WORK TO BE COMPLETED
Set down word for word the lines running from the line with "Reproduce this chart" to the line with "Chart.register(...registerables);", ends included. Skip every picture.

* START SUPPLIED RECORDS *

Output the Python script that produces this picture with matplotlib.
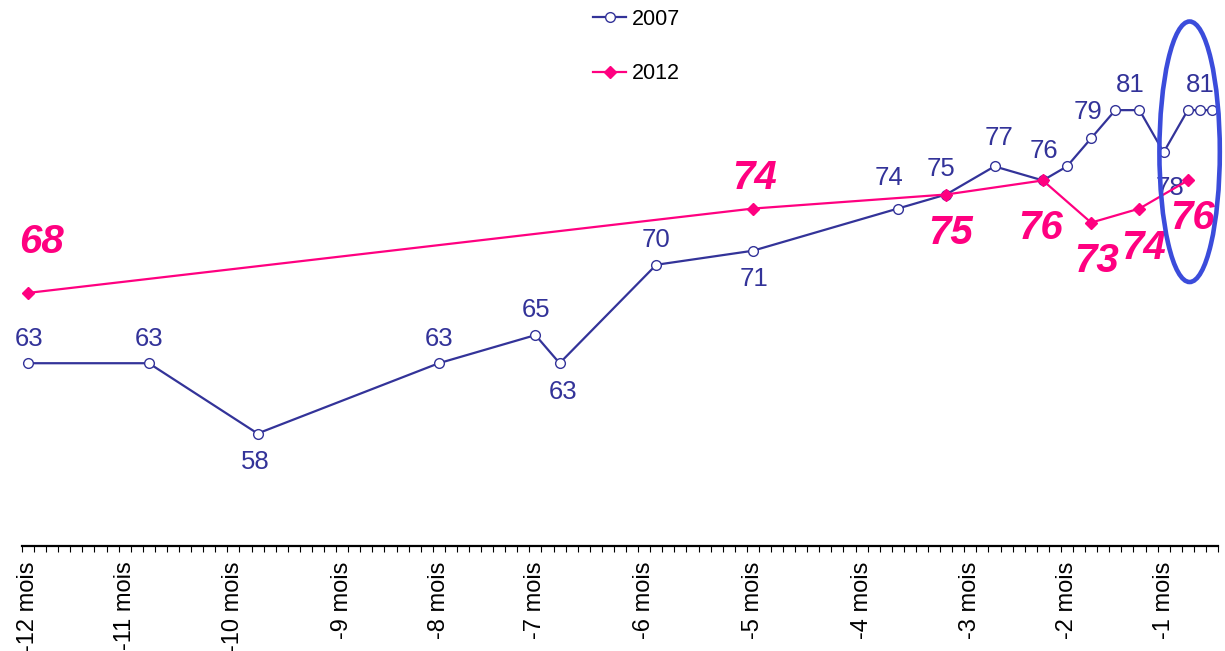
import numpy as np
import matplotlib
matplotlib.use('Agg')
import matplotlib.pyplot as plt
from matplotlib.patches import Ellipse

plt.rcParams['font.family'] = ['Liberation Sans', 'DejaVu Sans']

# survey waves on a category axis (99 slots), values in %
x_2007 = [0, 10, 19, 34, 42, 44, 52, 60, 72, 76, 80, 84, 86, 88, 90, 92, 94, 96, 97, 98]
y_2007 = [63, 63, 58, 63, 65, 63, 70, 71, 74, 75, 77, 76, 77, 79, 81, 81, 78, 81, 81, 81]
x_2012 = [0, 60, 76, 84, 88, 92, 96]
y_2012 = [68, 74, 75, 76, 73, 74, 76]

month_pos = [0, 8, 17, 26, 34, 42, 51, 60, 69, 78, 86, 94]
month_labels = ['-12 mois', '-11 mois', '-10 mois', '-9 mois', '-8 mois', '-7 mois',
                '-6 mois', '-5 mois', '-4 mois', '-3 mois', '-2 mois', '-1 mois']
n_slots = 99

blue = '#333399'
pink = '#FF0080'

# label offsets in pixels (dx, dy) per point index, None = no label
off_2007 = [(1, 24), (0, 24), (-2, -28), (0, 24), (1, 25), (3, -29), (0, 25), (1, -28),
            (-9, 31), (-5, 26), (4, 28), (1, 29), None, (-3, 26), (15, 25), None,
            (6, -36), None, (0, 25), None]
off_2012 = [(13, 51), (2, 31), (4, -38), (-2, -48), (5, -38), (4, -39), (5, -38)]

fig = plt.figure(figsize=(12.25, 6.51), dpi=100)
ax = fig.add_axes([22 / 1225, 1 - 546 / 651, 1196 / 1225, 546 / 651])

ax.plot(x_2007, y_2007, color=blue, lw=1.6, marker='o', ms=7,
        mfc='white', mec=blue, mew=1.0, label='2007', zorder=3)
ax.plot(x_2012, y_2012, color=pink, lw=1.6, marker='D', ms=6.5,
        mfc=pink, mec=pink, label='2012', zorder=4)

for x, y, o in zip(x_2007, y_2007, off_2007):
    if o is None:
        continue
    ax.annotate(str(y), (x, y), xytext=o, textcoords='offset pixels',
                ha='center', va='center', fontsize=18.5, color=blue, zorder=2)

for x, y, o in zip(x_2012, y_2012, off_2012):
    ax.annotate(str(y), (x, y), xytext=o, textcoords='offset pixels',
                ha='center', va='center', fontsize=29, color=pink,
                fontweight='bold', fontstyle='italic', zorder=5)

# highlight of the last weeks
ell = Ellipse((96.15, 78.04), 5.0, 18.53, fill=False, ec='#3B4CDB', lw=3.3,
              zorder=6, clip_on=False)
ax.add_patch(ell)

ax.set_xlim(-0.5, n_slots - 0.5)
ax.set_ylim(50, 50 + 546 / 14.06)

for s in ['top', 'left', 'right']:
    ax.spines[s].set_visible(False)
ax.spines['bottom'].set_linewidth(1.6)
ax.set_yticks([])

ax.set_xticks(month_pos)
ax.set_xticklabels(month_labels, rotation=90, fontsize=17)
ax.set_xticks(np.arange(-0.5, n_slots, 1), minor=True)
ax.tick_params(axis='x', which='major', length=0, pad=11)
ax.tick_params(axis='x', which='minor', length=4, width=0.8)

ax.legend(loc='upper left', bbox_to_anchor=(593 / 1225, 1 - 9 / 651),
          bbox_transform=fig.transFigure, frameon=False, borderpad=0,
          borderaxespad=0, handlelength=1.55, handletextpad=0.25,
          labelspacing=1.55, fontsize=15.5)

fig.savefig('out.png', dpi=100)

* END SUPPLIED RECORDS *
* START SUPPLIED RECORDS *

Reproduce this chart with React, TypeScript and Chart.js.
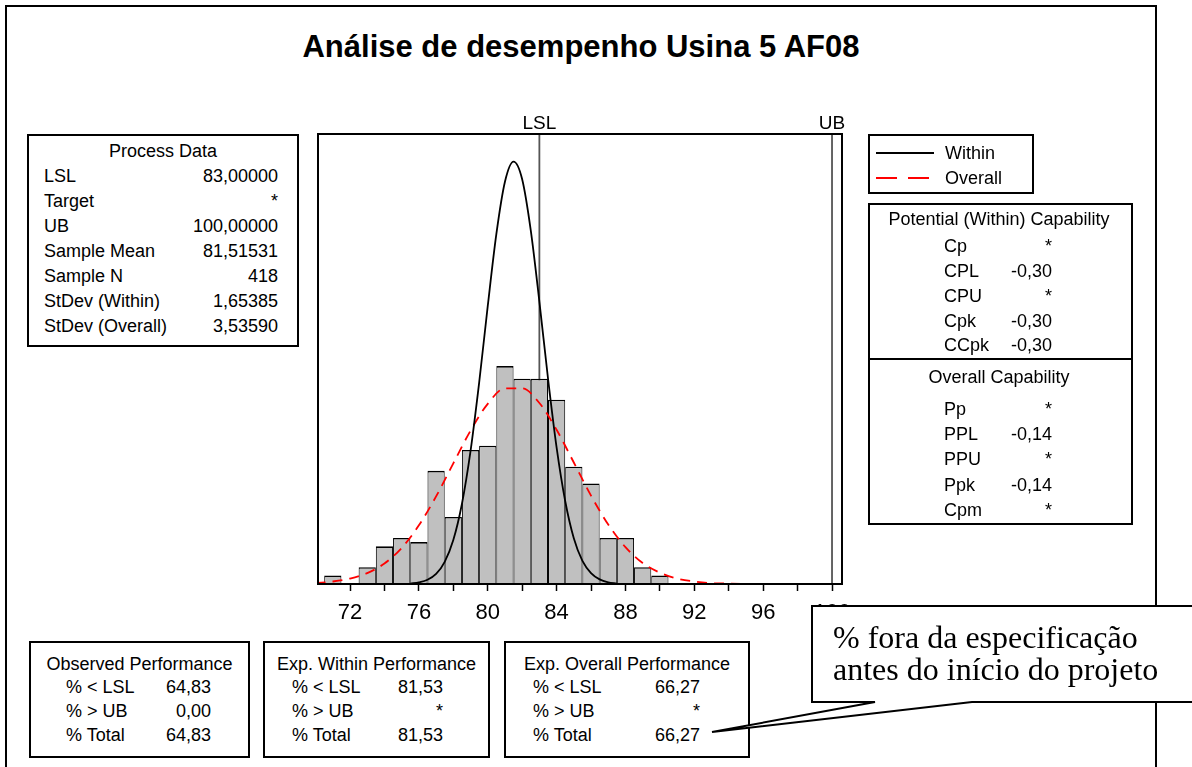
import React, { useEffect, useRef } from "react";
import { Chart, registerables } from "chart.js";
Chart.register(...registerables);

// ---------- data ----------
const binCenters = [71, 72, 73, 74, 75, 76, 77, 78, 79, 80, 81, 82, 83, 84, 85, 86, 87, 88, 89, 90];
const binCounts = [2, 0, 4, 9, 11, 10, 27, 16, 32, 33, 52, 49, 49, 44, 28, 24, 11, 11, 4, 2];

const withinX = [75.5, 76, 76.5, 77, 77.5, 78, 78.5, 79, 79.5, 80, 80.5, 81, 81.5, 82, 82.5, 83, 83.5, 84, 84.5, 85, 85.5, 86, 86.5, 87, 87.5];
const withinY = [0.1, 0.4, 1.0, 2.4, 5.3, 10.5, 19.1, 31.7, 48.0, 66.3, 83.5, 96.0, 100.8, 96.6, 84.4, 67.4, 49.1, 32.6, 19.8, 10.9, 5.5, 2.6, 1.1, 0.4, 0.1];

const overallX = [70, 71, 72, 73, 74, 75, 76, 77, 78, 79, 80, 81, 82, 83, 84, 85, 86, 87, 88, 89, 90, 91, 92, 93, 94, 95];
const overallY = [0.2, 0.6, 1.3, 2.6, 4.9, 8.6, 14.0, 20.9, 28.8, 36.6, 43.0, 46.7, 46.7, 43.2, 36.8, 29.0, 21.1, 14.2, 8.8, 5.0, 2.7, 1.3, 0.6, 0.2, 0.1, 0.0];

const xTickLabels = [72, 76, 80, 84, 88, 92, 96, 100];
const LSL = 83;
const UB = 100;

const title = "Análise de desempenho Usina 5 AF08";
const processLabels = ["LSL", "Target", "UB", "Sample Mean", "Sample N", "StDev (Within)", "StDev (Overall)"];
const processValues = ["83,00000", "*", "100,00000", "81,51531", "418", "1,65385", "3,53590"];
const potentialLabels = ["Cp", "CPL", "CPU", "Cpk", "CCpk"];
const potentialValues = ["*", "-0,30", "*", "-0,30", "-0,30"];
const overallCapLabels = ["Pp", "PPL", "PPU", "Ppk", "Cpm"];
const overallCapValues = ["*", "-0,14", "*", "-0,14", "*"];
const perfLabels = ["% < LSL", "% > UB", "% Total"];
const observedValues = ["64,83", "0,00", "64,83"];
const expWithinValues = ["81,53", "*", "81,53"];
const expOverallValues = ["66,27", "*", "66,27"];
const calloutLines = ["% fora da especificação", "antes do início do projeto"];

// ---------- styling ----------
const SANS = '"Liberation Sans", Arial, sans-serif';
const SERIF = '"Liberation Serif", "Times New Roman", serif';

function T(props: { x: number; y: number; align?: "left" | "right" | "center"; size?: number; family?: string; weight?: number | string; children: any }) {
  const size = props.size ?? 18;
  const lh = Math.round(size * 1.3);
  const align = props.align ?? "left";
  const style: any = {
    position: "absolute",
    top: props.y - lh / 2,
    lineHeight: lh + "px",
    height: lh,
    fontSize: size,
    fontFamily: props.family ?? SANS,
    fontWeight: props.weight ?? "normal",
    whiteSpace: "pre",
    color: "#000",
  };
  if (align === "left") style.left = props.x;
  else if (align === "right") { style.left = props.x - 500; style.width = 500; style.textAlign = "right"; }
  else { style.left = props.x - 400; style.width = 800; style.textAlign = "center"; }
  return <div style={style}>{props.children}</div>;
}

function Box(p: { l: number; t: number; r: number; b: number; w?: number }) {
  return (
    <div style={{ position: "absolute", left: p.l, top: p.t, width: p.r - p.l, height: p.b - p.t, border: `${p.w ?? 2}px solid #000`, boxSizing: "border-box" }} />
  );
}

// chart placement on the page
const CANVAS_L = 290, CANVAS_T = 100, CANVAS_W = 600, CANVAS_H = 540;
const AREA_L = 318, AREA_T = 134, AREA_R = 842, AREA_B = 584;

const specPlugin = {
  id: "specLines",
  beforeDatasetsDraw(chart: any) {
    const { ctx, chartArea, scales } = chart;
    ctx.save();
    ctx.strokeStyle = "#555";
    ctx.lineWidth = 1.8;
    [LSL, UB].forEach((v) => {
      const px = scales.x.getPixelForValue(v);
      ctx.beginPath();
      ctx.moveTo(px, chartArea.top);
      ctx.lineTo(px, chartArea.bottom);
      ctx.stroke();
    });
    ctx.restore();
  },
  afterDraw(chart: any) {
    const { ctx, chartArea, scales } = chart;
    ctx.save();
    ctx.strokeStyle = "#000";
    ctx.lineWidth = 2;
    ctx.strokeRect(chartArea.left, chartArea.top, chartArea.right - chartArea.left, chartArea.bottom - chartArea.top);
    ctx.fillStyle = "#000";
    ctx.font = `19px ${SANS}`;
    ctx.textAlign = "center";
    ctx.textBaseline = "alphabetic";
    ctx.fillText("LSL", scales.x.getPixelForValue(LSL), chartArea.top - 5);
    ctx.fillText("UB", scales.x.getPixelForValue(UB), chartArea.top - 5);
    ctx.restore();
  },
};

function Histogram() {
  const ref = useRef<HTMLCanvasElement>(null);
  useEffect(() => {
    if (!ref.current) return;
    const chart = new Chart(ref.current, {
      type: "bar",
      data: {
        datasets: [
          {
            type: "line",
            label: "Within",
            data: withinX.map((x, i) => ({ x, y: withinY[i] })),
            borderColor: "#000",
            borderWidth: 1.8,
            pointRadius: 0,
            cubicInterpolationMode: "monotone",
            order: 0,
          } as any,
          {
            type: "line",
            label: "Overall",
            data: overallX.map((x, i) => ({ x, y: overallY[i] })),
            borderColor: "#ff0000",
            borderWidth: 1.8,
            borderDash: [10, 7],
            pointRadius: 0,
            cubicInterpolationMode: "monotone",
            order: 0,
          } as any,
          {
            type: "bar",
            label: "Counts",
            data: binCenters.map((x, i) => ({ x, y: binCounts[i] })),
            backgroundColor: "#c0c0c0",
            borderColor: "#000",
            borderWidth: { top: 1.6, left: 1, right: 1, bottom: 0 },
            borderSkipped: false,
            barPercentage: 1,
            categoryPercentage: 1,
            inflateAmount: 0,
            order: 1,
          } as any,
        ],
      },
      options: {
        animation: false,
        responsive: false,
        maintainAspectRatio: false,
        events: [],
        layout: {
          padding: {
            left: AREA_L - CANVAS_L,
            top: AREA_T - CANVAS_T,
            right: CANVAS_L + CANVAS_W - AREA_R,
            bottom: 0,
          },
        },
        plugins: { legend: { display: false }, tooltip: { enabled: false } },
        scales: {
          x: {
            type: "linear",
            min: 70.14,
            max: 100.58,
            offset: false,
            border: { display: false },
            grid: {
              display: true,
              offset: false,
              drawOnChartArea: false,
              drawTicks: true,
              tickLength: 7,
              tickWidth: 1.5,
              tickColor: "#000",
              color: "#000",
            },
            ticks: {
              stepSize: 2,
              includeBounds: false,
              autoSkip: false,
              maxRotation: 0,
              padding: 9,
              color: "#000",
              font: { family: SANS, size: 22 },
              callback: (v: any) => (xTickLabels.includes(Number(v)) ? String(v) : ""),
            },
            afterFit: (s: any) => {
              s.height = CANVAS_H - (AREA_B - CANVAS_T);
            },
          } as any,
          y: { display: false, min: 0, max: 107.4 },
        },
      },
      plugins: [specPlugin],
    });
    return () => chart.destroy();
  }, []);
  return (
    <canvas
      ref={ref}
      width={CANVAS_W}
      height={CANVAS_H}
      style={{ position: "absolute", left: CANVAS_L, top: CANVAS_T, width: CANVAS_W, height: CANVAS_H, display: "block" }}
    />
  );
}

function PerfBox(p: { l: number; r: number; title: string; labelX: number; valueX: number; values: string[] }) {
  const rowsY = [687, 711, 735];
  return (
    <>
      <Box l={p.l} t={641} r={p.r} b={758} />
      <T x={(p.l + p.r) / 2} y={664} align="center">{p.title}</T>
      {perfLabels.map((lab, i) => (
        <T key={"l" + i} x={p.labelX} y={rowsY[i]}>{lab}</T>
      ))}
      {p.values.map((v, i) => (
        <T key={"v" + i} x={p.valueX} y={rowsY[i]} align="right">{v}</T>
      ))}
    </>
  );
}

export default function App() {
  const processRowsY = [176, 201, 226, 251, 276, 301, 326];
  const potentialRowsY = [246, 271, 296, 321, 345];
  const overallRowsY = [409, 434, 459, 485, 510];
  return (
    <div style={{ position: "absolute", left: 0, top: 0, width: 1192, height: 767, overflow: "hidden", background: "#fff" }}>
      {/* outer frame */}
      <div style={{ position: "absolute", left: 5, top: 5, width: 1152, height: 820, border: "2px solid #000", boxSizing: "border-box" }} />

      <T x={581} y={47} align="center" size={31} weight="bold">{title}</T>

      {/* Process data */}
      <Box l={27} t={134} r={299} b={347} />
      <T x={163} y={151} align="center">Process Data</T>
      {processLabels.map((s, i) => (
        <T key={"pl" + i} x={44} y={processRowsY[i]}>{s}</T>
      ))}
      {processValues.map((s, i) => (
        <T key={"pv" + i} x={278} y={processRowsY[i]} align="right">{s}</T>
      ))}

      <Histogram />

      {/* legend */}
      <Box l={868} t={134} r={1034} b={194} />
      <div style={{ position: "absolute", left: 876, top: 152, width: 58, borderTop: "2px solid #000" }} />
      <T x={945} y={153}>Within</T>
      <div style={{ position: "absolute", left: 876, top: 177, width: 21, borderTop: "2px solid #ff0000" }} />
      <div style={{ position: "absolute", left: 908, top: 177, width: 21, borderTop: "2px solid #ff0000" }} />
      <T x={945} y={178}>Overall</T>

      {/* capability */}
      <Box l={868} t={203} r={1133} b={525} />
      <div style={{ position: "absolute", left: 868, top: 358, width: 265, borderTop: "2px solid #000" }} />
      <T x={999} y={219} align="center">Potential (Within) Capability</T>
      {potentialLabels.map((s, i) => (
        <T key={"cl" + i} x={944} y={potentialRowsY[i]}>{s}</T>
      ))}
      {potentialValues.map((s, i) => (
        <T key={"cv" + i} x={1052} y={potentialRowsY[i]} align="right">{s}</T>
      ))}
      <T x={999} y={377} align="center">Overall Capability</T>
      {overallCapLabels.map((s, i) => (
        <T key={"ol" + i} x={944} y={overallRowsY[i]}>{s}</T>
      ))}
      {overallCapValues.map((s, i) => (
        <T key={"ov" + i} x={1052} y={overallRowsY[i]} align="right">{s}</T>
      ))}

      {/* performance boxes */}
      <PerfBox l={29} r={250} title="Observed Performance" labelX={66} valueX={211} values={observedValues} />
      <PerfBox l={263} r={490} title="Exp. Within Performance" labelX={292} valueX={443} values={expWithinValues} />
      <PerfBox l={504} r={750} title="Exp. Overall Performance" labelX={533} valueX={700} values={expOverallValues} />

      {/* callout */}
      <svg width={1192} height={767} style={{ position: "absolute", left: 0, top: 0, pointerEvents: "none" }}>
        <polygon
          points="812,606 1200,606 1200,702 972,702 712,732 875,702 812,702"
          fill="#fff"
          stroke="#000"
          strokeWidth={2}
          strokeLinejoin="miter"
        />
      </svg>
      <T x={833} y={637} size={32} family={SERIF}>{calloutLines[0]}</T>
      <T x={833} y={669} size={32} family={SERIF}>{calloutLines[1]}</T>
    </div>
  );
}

* END SUPPLIED RECORDS *
* START SUPPLIED RECORDS *

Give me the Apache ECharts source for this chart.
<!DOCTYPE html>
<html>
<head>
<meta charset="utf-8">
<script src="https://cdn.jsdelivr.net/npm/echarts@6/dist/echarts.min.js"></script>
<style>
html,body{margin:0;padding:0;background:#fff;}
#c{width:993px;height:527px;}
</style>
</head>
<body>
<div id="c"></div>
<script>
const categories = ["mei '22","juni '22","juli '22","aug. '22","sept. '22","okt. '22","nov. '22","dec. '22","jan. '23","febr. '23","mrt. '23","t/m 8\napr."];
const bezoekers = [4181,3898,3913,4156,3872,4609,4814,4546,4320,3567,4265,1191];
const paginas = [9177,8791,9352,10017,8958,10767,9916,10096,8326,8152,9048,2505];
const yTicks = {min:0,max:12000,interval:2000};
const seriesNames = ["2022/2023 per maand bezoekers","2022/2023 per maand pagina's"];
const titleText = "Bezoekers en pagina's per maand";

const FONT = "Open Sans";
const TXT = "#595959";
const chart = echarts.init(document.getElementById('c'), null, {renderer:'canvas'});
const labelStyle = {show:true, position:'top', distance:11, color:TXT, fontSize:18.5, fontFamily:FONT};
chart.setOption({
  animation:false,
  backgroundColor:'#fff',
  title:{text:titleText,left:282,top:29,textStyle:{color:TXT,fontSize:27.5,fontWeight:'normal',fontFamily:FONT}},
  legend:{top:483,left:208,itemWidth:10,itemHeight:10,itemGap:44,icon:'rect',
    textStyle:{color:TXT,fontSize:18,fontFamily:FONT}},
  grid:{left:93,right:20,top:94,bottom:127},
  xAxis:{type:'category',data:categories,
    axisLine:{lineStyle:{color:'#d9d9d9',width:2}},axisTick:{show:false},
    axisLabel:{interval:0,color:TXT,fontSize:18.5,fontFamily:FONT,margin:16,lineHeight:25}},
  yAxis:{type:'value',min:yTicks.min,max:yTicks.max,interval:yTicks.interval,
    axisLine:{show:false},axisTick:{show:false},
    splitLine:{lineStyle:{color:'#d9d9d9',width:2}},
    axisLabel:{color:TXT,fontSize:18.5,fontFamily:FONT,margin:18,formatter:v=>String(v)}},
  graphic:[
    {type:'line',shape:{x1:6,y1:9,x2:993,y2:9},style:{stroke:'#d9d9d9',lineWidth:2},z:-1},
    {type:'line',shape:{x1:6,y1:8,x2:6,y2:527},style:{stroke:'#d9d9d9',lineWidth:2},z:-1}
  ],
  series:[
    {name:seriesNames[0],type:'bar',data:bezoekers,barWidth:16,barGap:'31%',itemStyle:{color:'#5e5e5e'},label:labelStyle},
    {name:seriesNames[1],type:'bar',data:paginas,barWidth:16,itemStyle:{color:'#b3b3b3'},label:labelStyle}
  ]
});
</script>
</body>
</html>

* END SUPPLIED RECORDS *

THE RESULT
Reproduce this chart with React, TypeScript and Chart.js.
import React, { useEffect, useRef } from "react";
import { Chart, registerables } from "chart.js";
Chart.register(...registerables);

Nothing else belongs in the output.